# start of Source records
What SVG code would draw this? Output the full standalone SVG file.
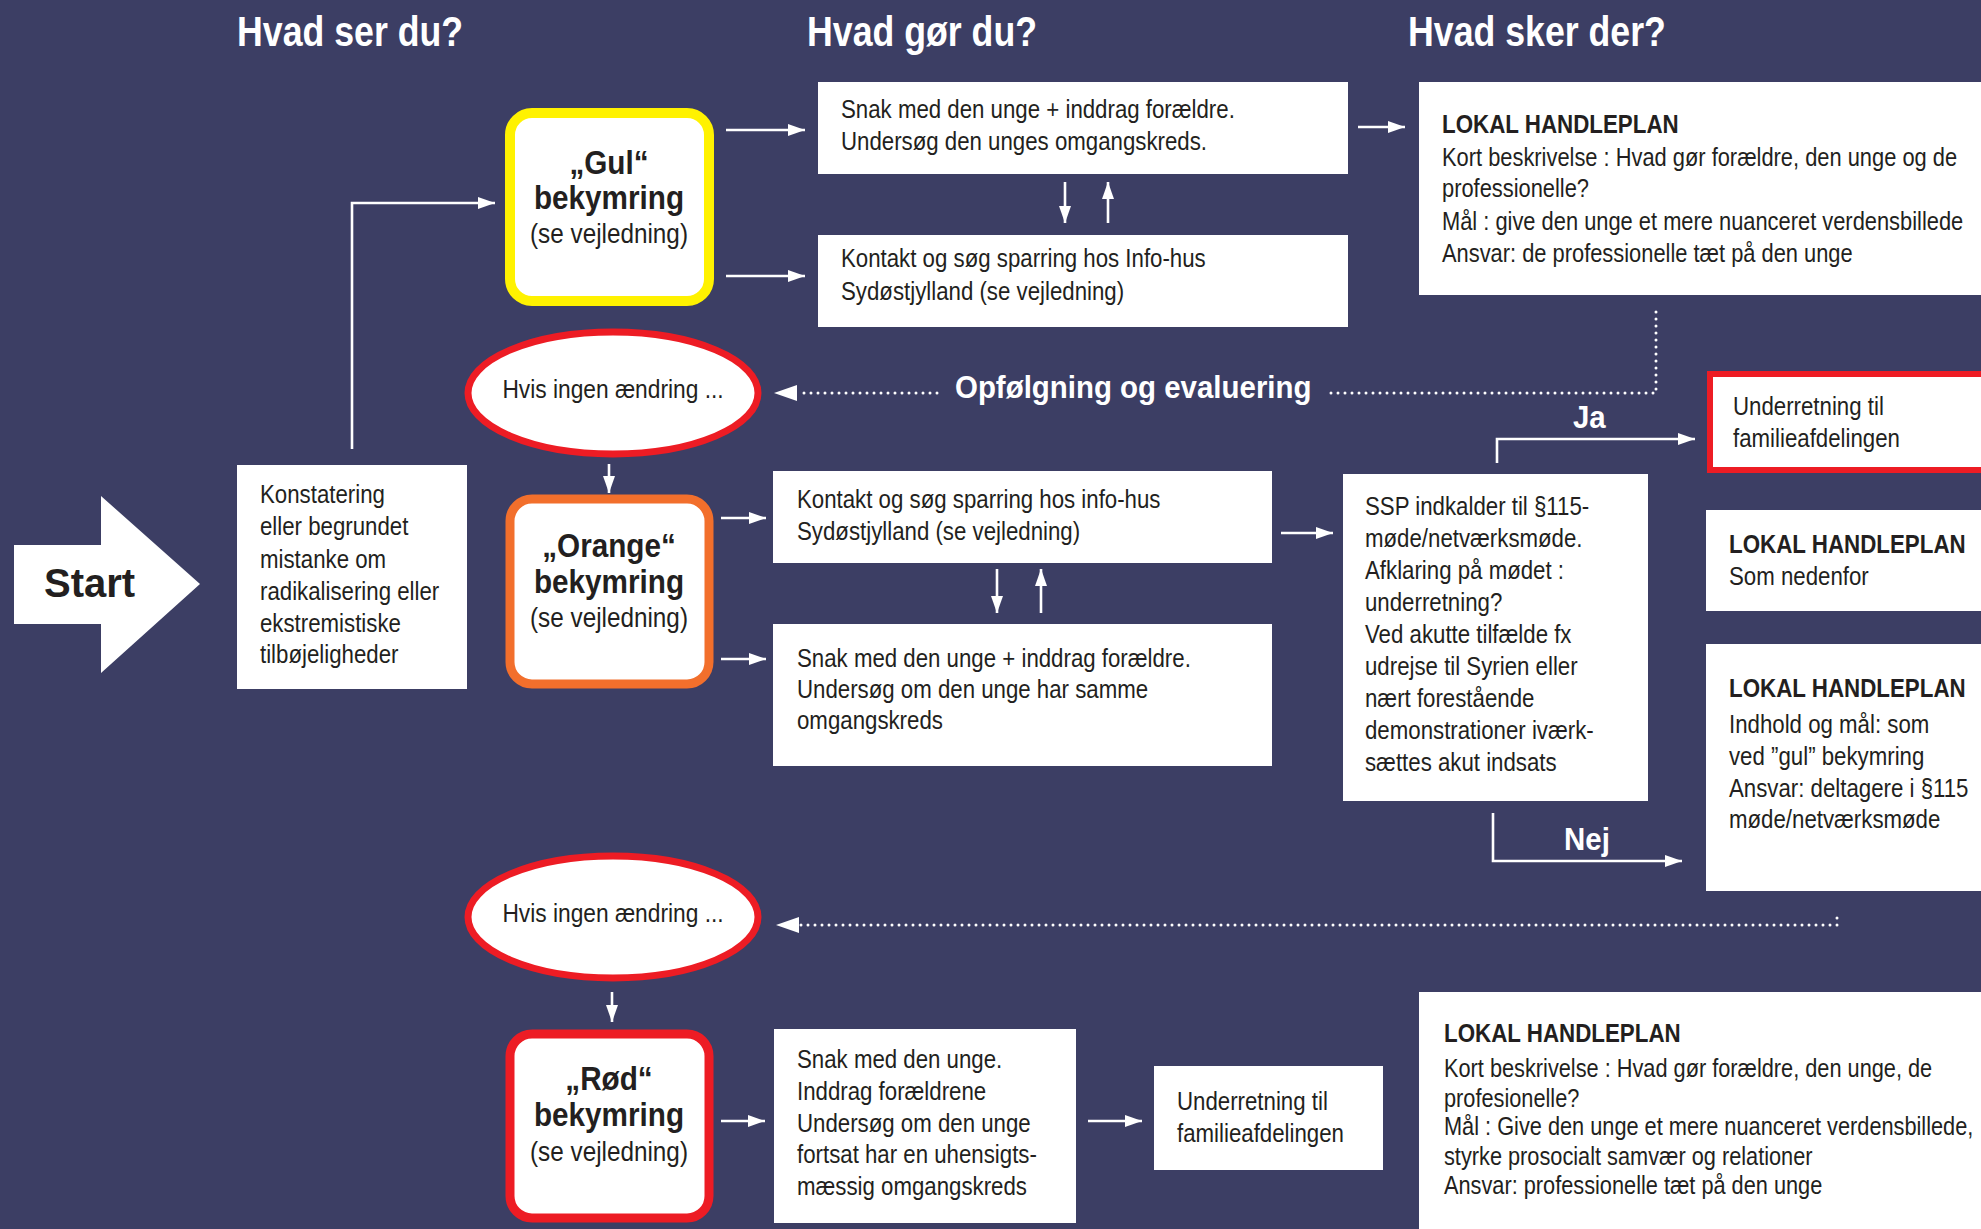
<svg xmlns="http://www.w3.org/2000/svg" width="1981" height="1229" viewBox="0 0 1981 1229">
<defs>
<style>
.bg{fill:#3c3e64}
.box{fill:#fff}
.t{font-family:"Liberation Sans",Arial,sans-serif;font-size:25px;fill:#231f20}
.b{font-weight:bold}
.c{text-anchor:middle}
.h{font-family:"Liberation Sans",Arial,sans-serif;font-weight:bold;font-size:42px;fill:#fff}
.lbl{font-family:"Liberation Sans",Arial,sans-serif;font-weight:bold;font-size:31px;fill:#fff}
.big{font-size:33px}
.par{font-size:27px}
.lh{font-size:26px;font-weight:bold}
.ln{fill:none;stroke:#fff;stroke-width:2.6}
.dot{fill:none;stroke:#fff;stroke-width:3;stroke-linecap:round;stroke-dasharray:0 7}
</style>
<marker id="ah" markerUnits="userSpaceOnUse" markerWidth="18" markerHeight="14" refX="17" refY="7" orient="auto">
<path d="M0,1 L17,7 L0,13 z" fill="#fff"/>
</marker>
</defs>
<rect class="bg" x="0" y="0" width="1981" height="1229"/>

<g id="titles">
<text class="h" transform="matrix(0.85 0 0 1 237 0)" y="46">Hvad ser du?</text>
<text class="h" transform="matrix(0.85 0 0 1 807 0)" y="46">Hvad gør du?</text>
<text class="h" transform="matrix(0.85 0 0 1 1408 0)" y="46">Hvad sker der?</text>
</g>

<g id="connectors">
<line class="ln" x1="726" y1="130" x2="805" y2="130" marker-end="url(#ah)"/>
<line class="ln" x1="726" y1="276" x2="805" y2="276" marker-end="url(#ah)"/>
<polyline class="ln" points="352,449 352,203 495,203" marker-end="url(#ah)"/>
<line class="ln" x1="1358" y1="127" x2="1405" y2="127" marker-end="url(#ah)"/>
<line class="ln" x1="1065" y1="182" x2="1065" y2="223" marker-end="url(#ah)"/>
<line class="ln" x1="1108" y1="223" x2="1108" y2="182" marker-end="url(#ah)"/>
<line class="ln" x1="609" y1="464" x2="609" y2="493" marker-end="url(#ah)"/>
<line class="ln" x1="721" y1="518" x2="766" y2="518" marker-end="url(#ah)"/>
<line class="ln" x1="721" y1="659" x2="766" y2="659" marker-end="url(#ah)"/>
<line class="ln" x1="997" y1="569" x2="997" y2="613" marker-end="url(#ah)"/>
<line class="ln" x1="1041" y1="613" x2="1041" y2="569" marker-end="url(#ah)"/>
<line class="ln" x1="1281" y1="533" x2="1333" y2="533" marker-end="url(#ah)"/>
<polyline class="ln" points="1497,463 1497,439 1695,439" marker-end="url(#ah)"/>
<polyline class="ln" points="1493,813 1493,861 1682,861" marker-end="url(#ah)"/>
<polyline class="dot" points="1656,312 1656,393 1327,393"/>
<line class="dot" x1="937" y1="393" x2="800" y2="393"/>
<path d="M774,393 L797,385 L797,401 z" fill="#fff"/>
<polyline class="dot" points="1837,918 1837,925 800,925"/>
<path d="M776,925 L799,917 L799,933 z" fill="#fff"/>
<line class="ln" x1="612" y1="992" x2="612" y2="1022" marker-end="url(#ah)"/>
<line class="ln" x1="721" y1="1121" x2="765" y2="1121" marker-end="url(#ah)"/>
<line class="ln" x1="1088" y1="1121" x2="1142" y2="1121" marker-end="url(#ah)"/>
<text class="lbl" transform="matrix(0.95 0 0 1 955 0)" y="398">Opfølgning og evaluering</text>
<text class="lbl" transform="matrix(0.95 0 0 1 1573 0)" y="428">Ja</text>
<text class="lbl" transform="matrix(0.95 0 0 1 1564 0)" y="850">Nej</text>
</g>

<g id="start">
<polygon class="box" points="14,545 101,545 101,496 200,584 101,673 101,624 14,624"/>
<text class="t b" x="44" y="597" style="font-size:40px">Start</text>
</g>

<g id="konstatering">
<rect class="box" x="237" y="465" width="230" height="224"/>
<g transform="matrix(0.89 0 0 1 260 0)">
<text class="t" y="503">Konstatering</text>
<text class="t" y="535">eller begrundet</text>
<text class="t" y="568">mistanke om</text>
<text class="t" y="600">radikalisering eller</text>
<text class="t" y="632">ekstremistiske</text>
<text class="t" y="663">tilbøjeligheder</text>
</g>
</g>

<g id="gul">
<rect x="510" y="113" width="199" height="188" rx="22" fill="#fff" stroke="#fff200" stroke-width="10"/>
<g transform="matrix(0.9 0 0 1 609 0)">
<text class="t b c big" y="174">„Gul“</text>
<text class="t b c big" y="209">bekymring</text>
<text class="t c par" y="243">(se vejledning)</text>
</g>
</g>

<g id="orange">
<rect x="510" y="499" width="199" height="185" rx="22" fill="#fff" stroke="#f26f2c" stroke-width="9"/>
<g transform="matrix(0.9 0 0 1 609 0)">
<text class="t b c big" y="557">„Orange“</text>
<text class="t b c big" y="593">bekymring</text>
<text class="t c par" y="627">(se vejledning)</text>
</g>
</g>

<g id="roed">
<rect x="510" y="1034" width="199" height="184" rx="22" fill="#fff" stroke="#ed1c24" stroke-width="9"/>
<g transform="matrix(0.9 0 0 1 609 0)">
<text class="t b c big" y="1090">„Rød“</text>
<text class="t b c big" y="1126">bekymring</text>
<text class="t c par" y="1161">(se vejledning)</text>
</g>
</g>

<g id="oval1">
<ellipse cx="613" cy="393" rx="145" ry="61" fill="#fff" stroke="#ed1c24" stroke-width="7"/>
<text class="t c" transform="matrix(0.91 0 0 1 613 0)" y="398">Hvis ingen ændring ...</text>
</g>

<g id="oval2">
<ellipse cx="613" cy="917" rx="145" ry="61" fill="#fff" stroke="#ed1c24" stroke-width="7"/>
<text class="t c" transform="matrix(0.91 0 0 1 613 0)" y="922">Hvis ingen ændring ...</text>
</g>

<g id="gul-snak">
<rect class="box" x="818" y="82" width="530" height="92"/>
<g transform="matrix(0.89 0 0 1 841 0)">
<text class="t" y="118">Snak med den unge + inddrag forældre.</text>
<text class="t" y="150">Undersøg den unges omgangskreds.</text>
</g>
</g>

<g id="gul-kontakt">
<rect class="box" x="818" y="235" width="530" height="92"/>
<g transform="matrix(0.89 0 0 1 841 0)">
<text class="t" y="267">Kontakt og søg sparring hos Info-hus</text>
<text class="t" y="300">Sydøstjylland (se vejledning)</text>
</g>
</g>

<g id="lokal1">
<rect class="box" x="1419" y="82" width="562" height="213"/>
<text class="t lh" transform="matrix(0.86 0 0 1 1442 0)" y="133">LOKAL HANDLEPLAN</text>
<g transform="matrix(0.875 0 0 1 1442 0)">
<text class="t" y="166">Kort beskrivelse : Hvad gør forældre, den unge og de</text>
<text class="t" y="197">professionelle?</text>
<text class="t" y="230">Mål : give den unge et mere nuanceret verdensbillede</text>
<text class="t" y="262">Ansvar: de professionelle tæt på den unge</text>
</g>
</g>

<g id="underretning1">
<rect x="1710" y="374" width="280" height="96" fill="#fff" stroke="#ed1c24" stroke-width="6"/>
<g transform="matrix(0.89 0 0 1 1733 0)">
<text class="t" y="415">Underretning til</text>
<text class="t" y="447">familieafdelingen</text>
</g>
</g>

<g id="orange-kontakt">
<rect class="box" x="773" y="471" width="499" height="92"/>
<g transform="matrix(0.89 0 0 1 797 0)">
<text class="t" y="508">Kontakt og søg sparring hos info-hus</text>
<text class="t" y="540">Sydøstjylland (se vejledning)</text>
</g>
</g>

<g id="orange-snak">
<rect class="box" x="773" y="624" width="499" height="142"/>
<g transform="matrix(0.89 0 0 1 797 0)">
<text class="t" y="667">Snak med den unge + inddrag forældre.</text>
<text class="t" y="698">Undersøg om den unge har samme</text>
<text class="t" y="729">omgangskreds</text>
</g>
</g>

<g id="ssp">
<rect class="box" x="1343" y="474" width="305" height="327"/>
<g transform="matrix(0.89 0 0 1 1365 0)">
<text class="t" y="515">SSP indkalder til §115-</text>
<text class="t" y="547">møde/netværksmøde.</text>
<text class="t" y="579">Afklaring på mødet :</text>
<text class="t" y="611">underretning?</text>
<text class="t" y="643">Ved akutte tilfælde fx</text>
<text class="t" y="675">udrejse til Syrien eller</text>
<text class="t" y="707">nært forestående</text>
<text class="t" y="739">demonstrationer iværk-</text>
<text class="t" y="771">sættes akut indsats</text>
</g>
</g>

<g id="lokal2">
<rect class="box" x="1706" y="510" width="275" height="101"/>
<text class="t lh" transform="matrix(0.86 0 0 1 1729 0)" y="553">LOKAL HANDLEPLAN</text>
<text class="t" transform="matrix(0.89 0 0 1 1729 0)" y="585">Som nedenfor</text>
</g>

<g id="lokal3">
<rect class="box" x="1706" y="644" width="275" height="247"/>
<text class="t lh" transform="matrix(0.86 0 0 1 1729 0)" y="697">LOKAL HANDLEPLAN</text>
<g transform="matrix(0.89 0 0 1 1729 0)">
<text class="t" y="733">Indhold og mål: som</text>
<text class="t" y="765">ved ”gul” bekymring</text>
<text class="t" y="797">Ansvar: deltagere i §115</text>
<text class="t" y="828">møde/netværksmøde</text>
</g>
</g>

<g id="roed-snak">
<rect class="box" x="774" y="1029" width="302" height="194"/>
<g transform="matrix(0.89 0 0 1 797 0)">
<text class="t" y="1068">Snak med den unge.</text>
<text class="t" y="1100">Inddrag forældrene</text>
<text class="t" y="1132">Undersøg om den unge</text>
<text class="t" y="1163">fortsat har en uhensigts-</text>
<text class="t" y="1195">mæssig omgangskreds</text>
</g>
</g>

<g id="underretning2">
<rect class="box" x="1154" y="1066" width="229" height="104"/>
<g transform="matrix(0.89 0 0 1 1177 0)">
<text class="t" y="1110">Underretning til</text>
<text class="t" y="1142">familieafdelingen</text>
</g>
</g>

<g id="lokal4">
<rect class="box" x="1419" y="992" width="562" height="237"/>
<text class="t lh" transform="matrix(0.86 0 0 1 1444 0)" y="1042">LOKAL HANDLEPLAN</text>
<g transform="matrix(0.87 0 0 1 1444 0)">
<text class="t" y="1077">Kort beskrivelse : Hvad gør forældre, den unge, de</text>
<text class="t" y="1107">profesionelle?</text>
<text class="t" y="1135">Mål : Give den unge et mere nuanceret verdensbillede,</text>
<text class="t" y="1165">styrke prosocialt samvær og relationer</text>
<text class="t" y="1194">Ansvar: professionelle tæt på den unge</text>
</g>
</g>
</svg>
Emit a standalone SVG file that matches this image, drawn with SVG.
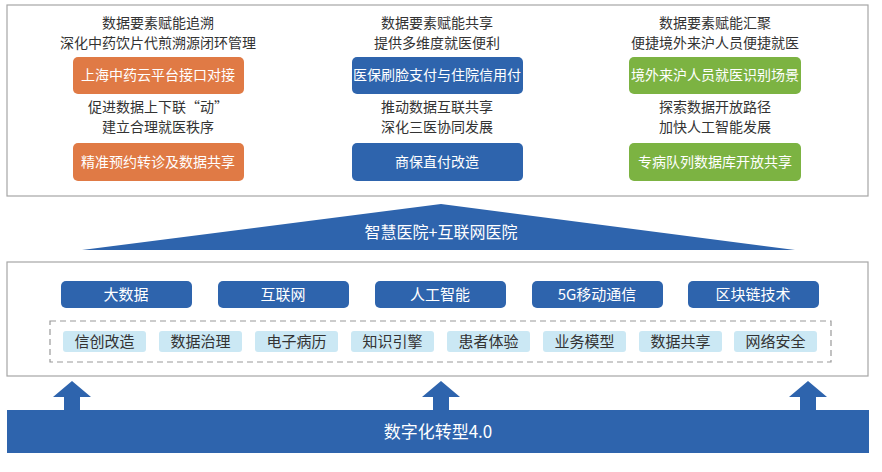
<svg xmlns="http://www.w3.org/2000/svg" width="882" height="472" viewBox="0 0 882 472">
<style>
text{font-family:"Noto Sans CJK SC","Noto Sans",sans-serif;text-anchor:middle}
.frame{fill:#fff;stroke:#a6a6a6;stroke-width:1.2}
.cap{font-size:14px;fill:#333}
.btn{font-size:14px;fill:#fff}
.o{fill:#e07a45}.b{fill:#2e64ad}.g{fill:#7cb342}
.tech{font-size:15px;fill:#fff}
.tag{fill:#cbe8f4}
.tagt{font-size:15px;fill:#333}
.arr{fill:#2e64ad}
</style>
<rect width="882" height="472" fill="#fff"/>
<rect class="frame" x="7" y="5" width="861" height="191"/>
<g id="col1">
<text class="cap" x="158" y="28">数据要素赋能追溯</text>
<text class="cap" x="158" y="48">深化中药饮片代煎溯源闭环管理</text>
<rect class="o" x="73" y="57" width="171" height="37" rx="5"/>
<text class="btn" x="158" y="80">上海中药云平台接口对接</text>
<text class="cap" x="158" y="112">促进数据上下联“动”</text>
<text class="cap" x="158" y="132">建立合理就医秩序</text>
<rect class="o" x="73" y="143" width="171" height="38" rx="5"/>
<text class="btn" x="158" y="167">精准预约转诊及数据共享</text>
</g>
<g id="col2">
<text class="cap" x="437" y="28">数据要素赋能共享</text>
<text class="cap" x="437" y="48">提供多维度就医便利</text>
<rect class="b" x="352" y="57" width="171" height="37" rx="5"/>
<text class="btn" x="437" y="80">医保刷脸支付与住院信用付</text>
<text class="cap" x="437" y="112">推动数据互联共享</text>
<text class="cap" x="437" y="132">深化三医协同发展</text>
<rect class="b" x="352" y="143" width="171" height="38" rx="5"/>
<text class="btn" x="437" y="167">商保直付改造</text>
</g>
<g id="col3">
<text class="cap" x="715" y="28">数据要素赋能汇聚</text>
<text class="cap" x="715" y="48">便捷境外来沪人员便捷就医</text>
<rect class="g" x="629" y="57" width="172" height="37" rx="5"/>
<text class="btn" x="715" y="80">境外来沪人员就医识别场景</text>
<text class="cap" x="715" y="112">探索数据开放路径</text>
<text class="cap" x="715" y="132">加快人工智能发展</text>
<rect class="g" x="629" y="143" width="172" height="38" rx="5"/>
<text class="btn" x="715" y="167">专病队列数据库开放共享</text>
</g>
<g id="roof">
<polygon class="b" points="82,250 441,204 795,250"/>
<text x="441" y="238" style="font-size:16px;fill:#fff">智慧医院+互联网医院</text>
</g>
<rect class="frame" x="7" y="262" width="861" height="114"/>
<g id="tech">
<rect class="b" x="61" y="281" width="131" height="27" rx="5"/><text class="tech" x="126" y="300">大数据</text>
<rect class="b" x="218" y="281" width="131" height="27" rx="5"/><text class="tech" x="283" y="300">互联网</text>
<rect class="b" x="375" y="281" width="131" height="27" rx="5"/><text class="tech" x="440" y="300">人工智能</text>
<rect class="b" x="532" y="281" width="131" height="27" rx="5"/><text class="tech" x="597" y="300">5G移动通信</text>
<rect class="b" x="688" y="281" width="131" height="27" rx="5"/><text class="tech" x="753" y="300">区块链技术</text>
</g>
<g id="tags">
<rect x="50" y="321" width="781" height="41" fill="none" stroke="#999" stroke-width="1.2" stroke-dasharray="6,4"/>
<rect class="tag" x="63" y="331" width="83" height="21" rx="3"/><text class="tagt" x="104.5" y="347">信创改造</text>
<rect class="tag" x="159" y="331" width="83" height="21" rx="3"/><text class="tagt" x="200.5" y="347">数据治理</text>
<rect class="tag" x="255" y="331" width="83" height="21" rx="3"/><text class="tagt" x="296.5" y="347">电子病历</text>
<rect class="tag" x="351" y="331" width="83" height="21" rx="3"/><text class="tagt" x="392.5" y="347">知识引擎</text>
<rect class="tag" x="447" y="331" width="83" height="21" rx="3"/><text class="tagt" x="488.5" y="347">患者体验</text>
<rect class="tag" x="543" y="331" width="83" height="21" rx="3"/><text class="tagt" x="584.5" y="347">业务模型</text>
<rect class="tag" x="639" y="331" width="83" height="21" rx="3"/><text class="tagt" x="680.5" y="347">数据共享</text>
<rect class="tag" x="734" y="331" width="83" height="21" rx="3"/><text class="tagt" x="775.5" y="347">网络安全</text>
</g>
<g id="connectors">
<polygon class="arr" points="72,381 91,397 80,397 80,411 64,411 64,397 53,397"/>
<polygon class="arr" points="441,381 460,397 449,397 449,411 433,411 433,397 422,397"/>
<polygon class="arr" points="808,381 827,397 816,397 816,411 800,411 800,397 789,397"/>
</g>
<g id="base">
<rect class="b" x="7" y="410" width="862" height="43"/>
<text x="438" y="438" style="font-size:17px;fill:#fff">数字化转型4.0</text>
</g>
</svg>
# end of Source records
## What is required
Count how many lines include the string "file". Nothing but the number is needed.

## Answer to this exercise
2